▸ **Exercise instructions**
Write the listing below out again exactly, dropping the images.

== Information supplied ==

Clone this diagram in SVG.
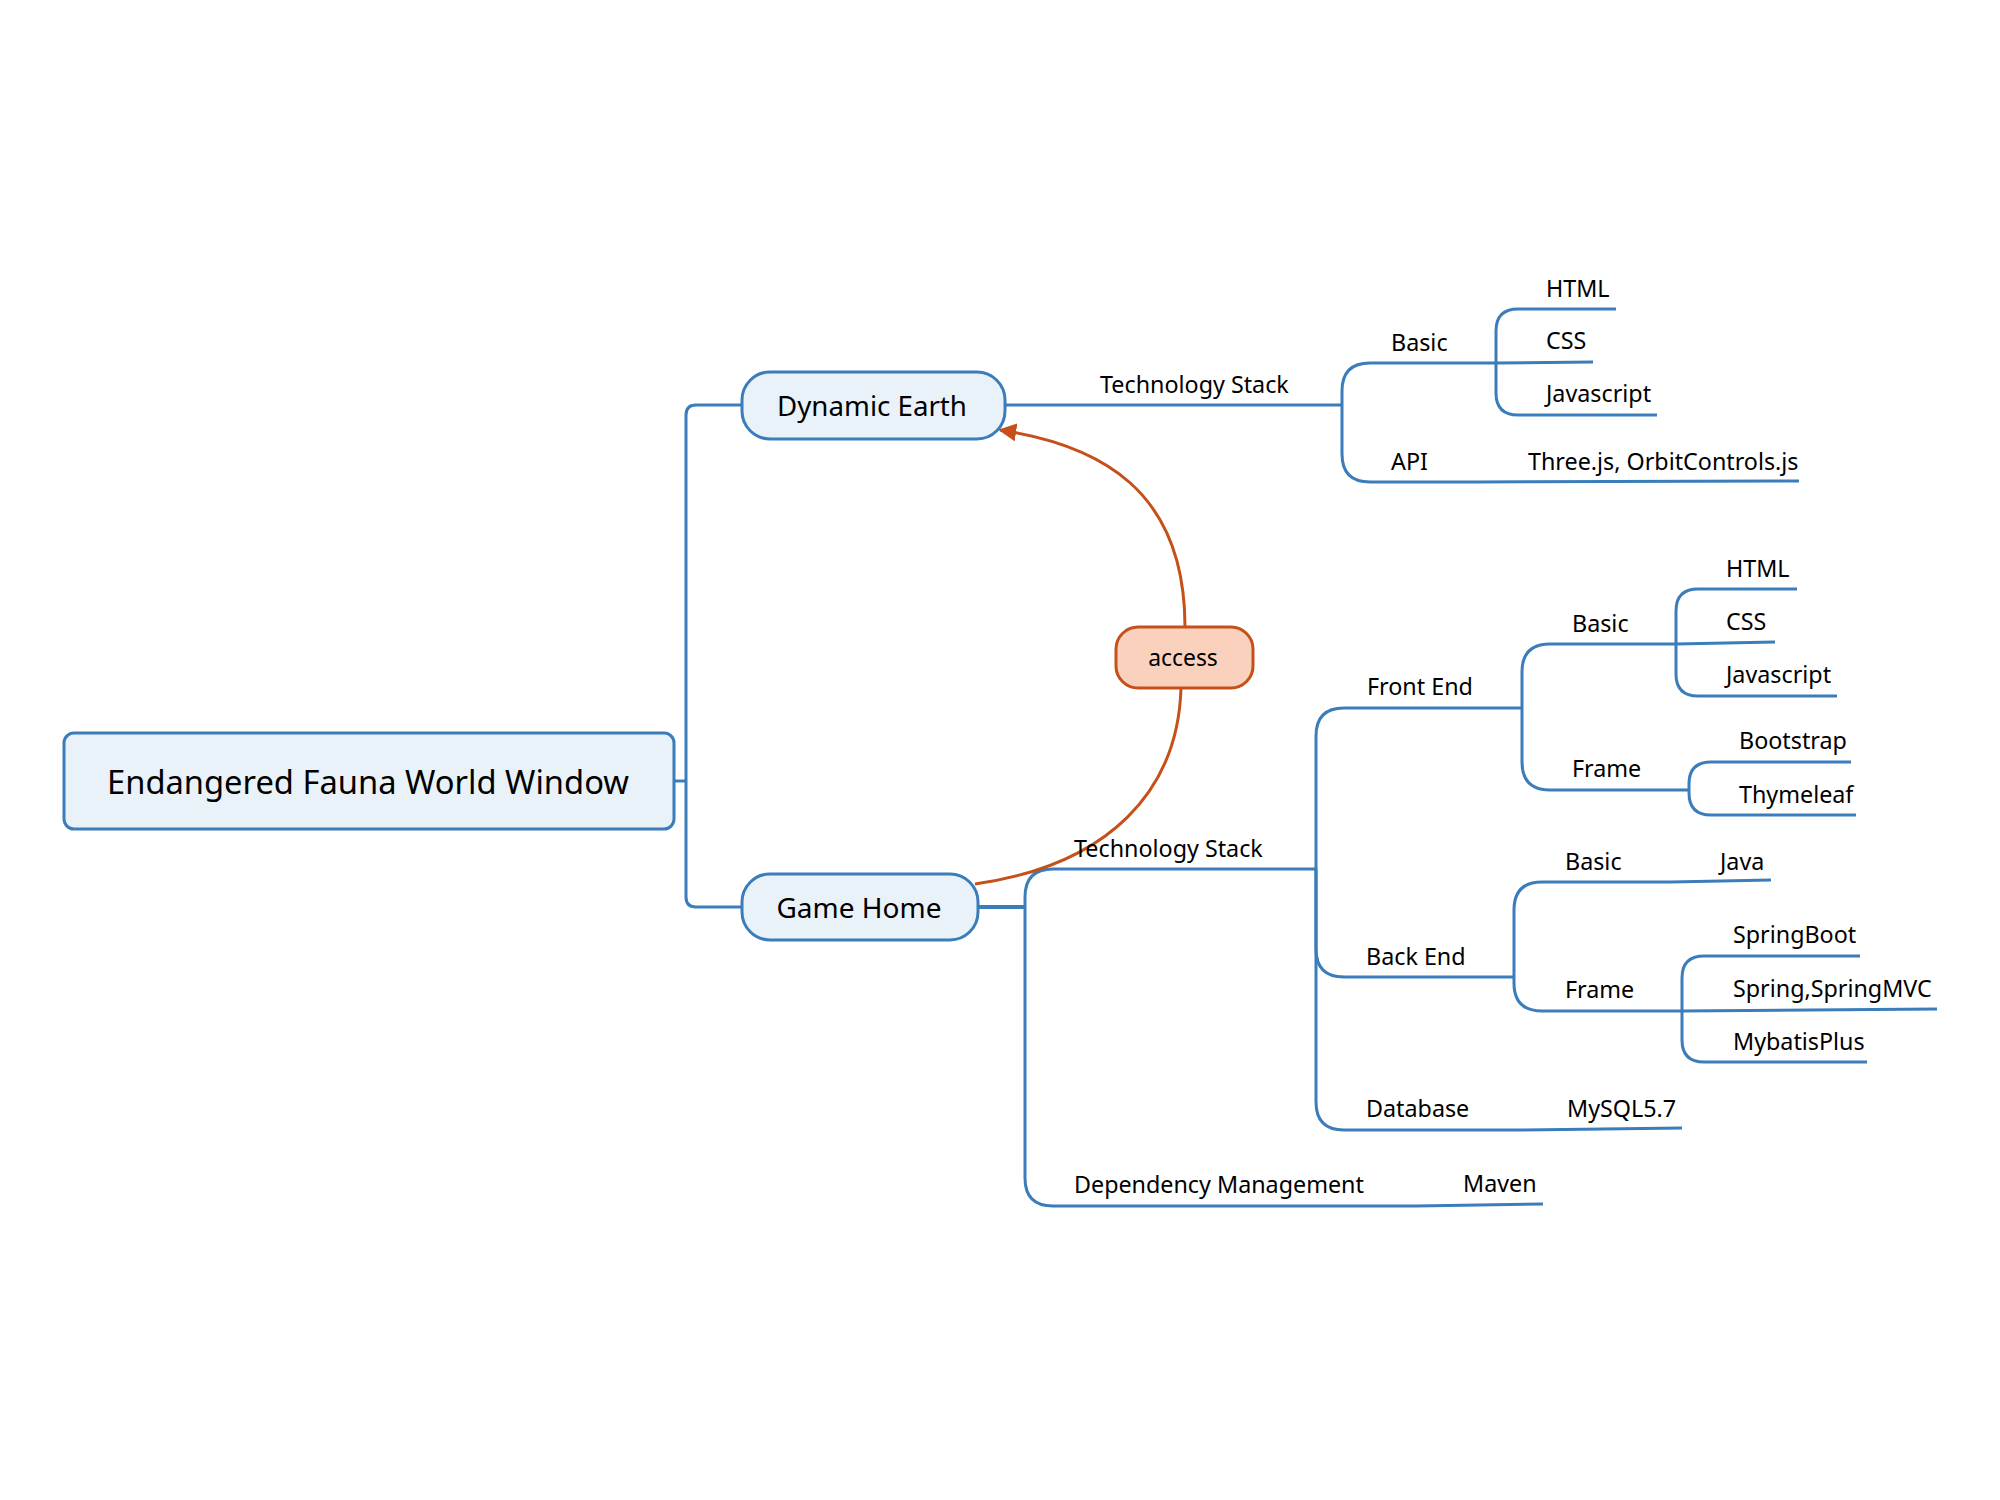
<svg xmlns="http://www.w3.org/2000/svg" width="2000" height="1500" viewBox="0 0 2000 1500">
<defs>
<style>
.lbl{font-family:"Noto Sans","Open Sans","DejaVu Sans",sans-serif;font-size:23.3px;fill:#000}
.ttl{font-family:"Noto Sans","Open Sans","DejaVu Sans",sans-serif;fill:#000;text-anchor:middle;dominant-baseline:central}
.conn{fill:none;stroke:#3A7DBA;stroke-width:3;stroke-linecap:butt}
.node{fill:#EAF2F9;stroke:#3A7DBA;stroke-width:3}
.rel{fill:none;stroke:#C5501A;stroke-width:3}
</style>
<marker id="arr" viewBox="0 0 10 10" refX="9" refY="5" markerWidth="6" markerHeight="6" orient="auto" markerUnits="strokeWidth">
<path d="M0,0 L10,5 L0,10 z" fill="#C5501A"/>
</marker>
</defs>
<rect width="2000" height="1500" fill="#fff"/>
<g id="connectors">
<path class="conn" d="M674,781 L686,781"/>
<path class="conn" d="M686,781 L686,415 Q686,405 696,405 L742,405"/>
<path class="conn" d="M686,781 L686,897 Q686,907 696,907 L742,907"/>
<path class="conn" d="M1005,405 L1342,405"/>
<path class="conn" d="M1342,405 L1342,391 Q1342,363 1370,363 L1496,363"/>
<path class="conn" d="M1342,405 L1342,454 Q1342,482 1370,482 L1478,482 L1799,481"/>
<path class="conn" d="M1496,363 L1496,331 Q1496,309 1518,309 L1616,309"/>
<path class="conn" d="M1496,363 L1593,362"/>
<path class="conn" d="M1496,363 L1496,393 Q1496,415 1518,415 L1657,415"/>
<path class="conn" d="M978,907 L1025,907" style="stroke-width:4"/>
<path class="conn" d="M1025,907 L1025,897 Q1025,869 1053,869 L1316,869"/>
<path class="conn" d="M1025,907 L1025,1178 Q1025,1206 1053,1206 L1416,1206 L1543,1204"/>
<path class="conn" d="M1316,869 L1316,736 Q1316,708 1344,708 L1522,708"/>
<path class="conn" d="M1316,869 L1316,949 Q1316,977 1344,977 L1514,977"/>
<path class="conn" d="M1316,869 L1316,1102 Q1316,1130 1344,1130 L1518,1130 L1682,1128"/>
<path class="conn" d="M1522,708 L1522,672 Q1522,644 1550,644 L1676,644"/>
<path class="conn" d="M1522,708 L1522,762 Q1522,790 1550,790 L1689,790"/>
<path class="conn" d="M1676,644 L1676,611 Q1676,589 1698,589 L1797,589"/>
<path class="conn" d="M1676,644 L1775,642"/>
<path class="conn" d="M1676,644 L1676,674 Q1676,696 1698,696 L1837,696"/>
<path class="conn" d="M1689,790 L1689,784 Q1689,762 1711,762 L1851,762"/>
<path class="conn" d="M1689,790 L1689,793 Q1689,815 1711,815 L1856,815"/>
<path class="conn" d="M1514,977 L1514,910 Q1514,882 1542,882 L1671,882 L1771,880"/>
<path class="conn" d="M1514,977 L1514,983 Q1514,1011 1542,1011 L1682,1011"/>
<path class="conn" d="M1682,1011 L1682,978 Q1682,956 1704,956 L1860,956"/>
<path class="conn" d="M1682,1011 L1937,1009"/>
<path class="conn" d="M1682,1011 L1682,1040 Q1682,1062 1704,1062 L1867,1062"/>
<path class="rel" d="M975,884 C1110,865 1178,790 1181,688"/>
<path class="rel" d="M1185,627 C1185,490 1100,445 1000,430" marker-end="url(#arr)"/>
</g>
<g id="root">
<rect class="node" x="64" y="733" width="610" height="96" rx="10"/>
<text class="ttl" x="368" y="781" font-size="32.7">Endangered Fauna World Window</text>
</g>
<g id="dynamic-earth">
<rect class="node" x="742" y="372" width="263" height="67" rx="28"/>
<text class="ttl" x="872" y="405" font-size="27.7">Dynamic Earth</text>
</g>
<g id="game-home">
<rect class="node" x="742" y="874" width="236" height="66" rx="28"/>
<text class="ttl" x="859" y="907" font-size="28">Game Home</text>
</g>
<g id="access">
<rect x="1116" y="627" width="137" height="61" rx="22" fill="#F9D1BD" stroke="#C5501A" stroke-width="3"/>
<text class="ttl" x="1183" y="657" font-size="22.9">access</text>
</g>
<g id="de-tech-stack"><text class="lbl" x="1100" y="393">Technology Stack</text></g>
<g id="de-basic"><text class="lbl" x="1391" y="351">Basic</text></g>
<g id="de-api"><text class="lbl" x="1391" y="470">API</text></g>
<g id="de-html"><text class="lbl" x="1546" y="297">HTML</text></g>
<g id="de-css"><text class="lbl" x="1546" y="349">CSS</text></g>
<g id="de-js"><text class="lbl" x="1546" y="402">Javascript</text></g>
<g id="de-three"><text class="lbl" x="1528" y="470">Three.js, OrbitControls.js</text></g>
<g id="gh-tech-stack"><text class="lbl" x="1074" y="857">Technology Stack</text></g>
<g id="gh-dep"><text class="lbl" x="1074" y="1193">Dependency Management</text></g>
<g id="gh-maven"><text class="lbl" x="1463" y="1192">Maven</text></g>
<g id="fe"><text class="lbl" x="1367" y="695">Front End</text></g>
<g id="be"><text class="lbl" x="1366" y="965">Back End</text></g>
<g id="db"><text class="lbl" x="1366" y="1117">Database</text></g>
<g id="mysql"><text class="lbl" x="1567" y="1117">MySQL5.7</text></g>
<g id="fe-basic"><text class="lbl" x="1572" y="632">Basic</text></g>
<g id="fe-frame"><text class="lbl" x="1572" y="777">Frame</text></g>
<g id="fe-html"><text class="lbl" x="1726" y="577">HTML</text></g>
<g id="fe-css"><text class="lbl" x="1726" y="630">CSS</text></g>
<g id="fe-js"><text class="lbl" x="1726" y="683">Javascript</text></g>
<g id="fe-bootstrap"><text class="lbl" x="1739" y="749">Bootstrap</text></g>
<g id="fe-thymeleaf"><text class="lbl" x="1739" y="803">Thymeleaf</text></g>
<g id="be-basic"><text class="lbl" x="1565" y="870">Basic</text></g>
<g id="be-frame"><text class="lbl" x="1565" y="998">Frame</text></g>
<g id="be-java"><text class="lbl" x="1720" y="870">Java</text></g>
<g id="be-springboot"><text class="lbl" x="1733" y="943">SpringBoot</text></g>
<g id="be-spring"><text class="lbl" x="1733" y="997">Spring,SpringMVC</text></g>
<g id="be-mybatis"><text class="lbl" x="1733" y="1050">MybatisPlus</text></g>
</svg>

===

▸ **Correct response**
Clone this diagram in SVG.
<svg xmlns="http://www.w3.org/2000/svg" width="2000" height="1500" viewBox="0 0 2000 1500">
<defs>
<style>
.lbl{font-family:"Noto Sans","Open Sans","DejaVu Sans",sans-serif;font-size:23.3px;fill:#000}
.ttl{font-family:"Noto Sans","Open Sans","DejaVu Sans",sans-serif;fill:#000;text-anchor:middle;dominant-baseline:central}
.conn{fill:none;stroke:#3A7DBA;stroke-width:3;stroke-linecap:butt}
.node{fill:#EAF2F9;stroke:#3A7DBA;stroke-width:3}
.rel{fill:none;stroke:#C5501A;stroke-width:3}
</style>
<marker id="arr" viewBox="0 0 10 10" refX="9" refY="5" markerWidth="6" markerHeight="6" orient="auto" markerUnits="strokeWidth">
<path d="M0,0 L10,5 L0,10 z" fill="#C5501A"/>
</marker>
</defs>
<rect width="2000" height="1500" fill="#fff"/>
<g id="connectors">
<path class="conn" d="M674,781 L686,781"/>
<path class="conn" d="M686,781 L686,415 Q686,405 696,405 L742,405"/>
<path class="conn" d="M686,781 L686,897 Q686,907 696,907 L742,907"/>
<path class="conn" d="M1005,405 L1342,405"/>
<path class="conn" d="M1342,405 L1342,391 Q1342,363 1370,363 L1496,363"/>
<path class="conn" d="M1342,405 L1342,454 Q1342,482 1370,482 L1478,482 L1799,481"/>
<path class="conn" d="M1496,363 L1496,331 Q1496,309 1518,309 L1616,309"/>
<path class="conn" d="M1496,363 L1593,362"/>
<path class="conn" d="M1496,363 L1496,393 Q1496,415 1518,415 L1657,415"/>
<path class="conn" d="M978,907 L1025,907" style="stroke-width:4"/>
<path class="conn" d="M1025,907 L1025,897 Q1025,869 1053,869 L1316,869"/>
<path class="conn" d="M1025,907 L1025,1178 Q1025,1206 1053,1206 L1416,1206 L1543,1204"/>
<path class="conn" d="M1316,869 L1316,736 Q1316,708 1344,708 L1522,708"/>
<path class="conn" d="M1316,869 L1316,949 Q1316,977 1344,977 L1514,977"/>
<path class="conn" d="M1316,869 L1316,1102 Q1316,1130 1344,1130 L1518,1130 L1682,1128"/>
<path class="conn" d="M1522,708 L1522,672 Q1522,644 1550,644 L1676,644"/>
<path class="conn" d="M1522,708 L1522,762 Q1522,790 1550,790 L1689,790"/>
<path class="conn" d="M1676,644 L1676,611 Q1676,589 1698,589 L1797,589"/>
<path class="conn" d="M1676,644 L1775,642"/>
<path class="conn" d="M1676,644 L1676,674 Q1676,696 1698,696 L1837,696"/>
<path class="conn" d="M1689,790 L1689,784 Q1689,762 1711,762 L1851,762"/>
<path class="conn" d="M1689,790 L1689,793 Q1689,815 1711,815 L1856,815"/>
<path class="conn" d="M1514,977 L1514,910 Q1514,882 1542,882 L1671,882 L1771,880"/>
<path class="conn" d="M1514,977 L1514,983 Q1514,1011 1542,1011 L1682,1011"/>
<path class="conn" d="M1682,1011 L1682,978 Q1682,956 1704,956 L1860,956"/>
<path class="conn" d="M1682,1011 L1937,1009"/>
<path class="conn" d="M1682,1011 L1682,1040 Q1682,1062 1704,1062 L1867,1062"/>
<path class="rel" d="M975,884 C1110,865 1178,790 1181,688"/>
<path class="rel" d="M1185,627 C1185,490 1100,445 1000,430" marker-end="url(#arr)"/>
</g>
<g id="root">
<rect class="node" x="64" y="733" width="610" height="96" rx="10"/>
<text class="ttl" x="368" y="781" font-size="32.7">Endangered Fauna World Window</text>
</g>
<g id="dynamic-earth">
<rect class="node" x="742" y="372" width="263" height="67" rx="28"/>
<text class="ttl" x="872" y="405" font-size="27.7">Dynamic Earth</text>
</g>
<g id="game-home">
<rect class="node" x="742" y="874" width="236" height="66" rx="28"/>
<text class="ttl" x="859" y="907" font-size="28">Game Home</text>
</g>
<g id="access">
<rect x="1116" y="627" width="137" height="61" rx="22" fill="#F9D1BD" stroke="#C5501A" stroke-width="3"/>
<text class="ttl" x="1183" y="657" font-size="22.9">access</text>
</g>
<g id="de-tech-stack"><text class="lbl" x="1100" y="393">Technology Stack</text></g>
<g id="de-basic"><text class="lbl" x="1391" y="351">Basic</text></g>
<g id="de-api"><text class="lbl" x="1391" y="470">API</text></g>
<g id="de-html"><text class="lbl" x="1546" y="297">HTML</text></g>
<g id="de-css"><text class="lbl" x="1546" y="349">CSS</text></g>
<g id="de-js"><text class="lbl" x="1546" y="402">Javascript</text></g>
<g id="de-three"><text class="lbl" x="1528" y="470">Three.js, OrbitControls.js</text></g>
<g id="gh-tech-stack"><text class="lbl" x="1074" y="857">Technology Stack</text></g>
<g id="gh-dep"><text class="lbl" x="1074" y="1193">Dependency Management</text></g>
<g id="gh-maven"><text class="lbl" x="1463" y="1192">Maven</text></g>
<g id="fe"><text class="lbl" x="1367" y="695">Front End</text></g>
<g id="be"><text class="lbl" x="1366" y="965">Back End</text></g>
<g id="db"><text class="lbl" x="1366" y="1117">Database</text></g>
<g id="mysql"><text class="lbl" x="1567" y="1117">MySQL5.7</text></g>
<g id="fe-basic"><text class="lbl" x="1572" y="632">Basic</text></g>
<g id="fe-frame"><text class="lbl" x="1572" y="777">Frame</text></g>
<g id="fe-html"><text class="lbl" x="1726" y="577">HTML</text></g>
<g id="fe-css"><text class="lbl" x="1726" y="630">CSS</text></g>
<g id="fe-js"><text class="lbl" x="1726" y="683">Javascript</text></g>
<g id="fe-bootstrap"><text class="lbl" x="1739" y="749">Bootstrap</text></g>
<g id="fe-thymeleaf"><text class="lbl" x="1739" y="803">Thymeleaf</text></g>
<g id="be-basic"><text class="lbl" x="1565" y="870">Basic</text></g>
<g id="be-frame"><text class="lbl" x="1565" y="998">Frame</text></g>
<g id="be-java"><text class="lbl" x="1720" y="870">Java</text></g>
<g id="be-springboot"><text class="lbl" x="1733" y="943">SpringBoot</text></g>
<g id="be-spring"><text class="lbl" x="1733" y="997">Spring,SpringMVC</text></g>
<g id="be-mybatis"><text class="lbl" x="1733" y="1050">MybatisPlus</text></g>
</svg>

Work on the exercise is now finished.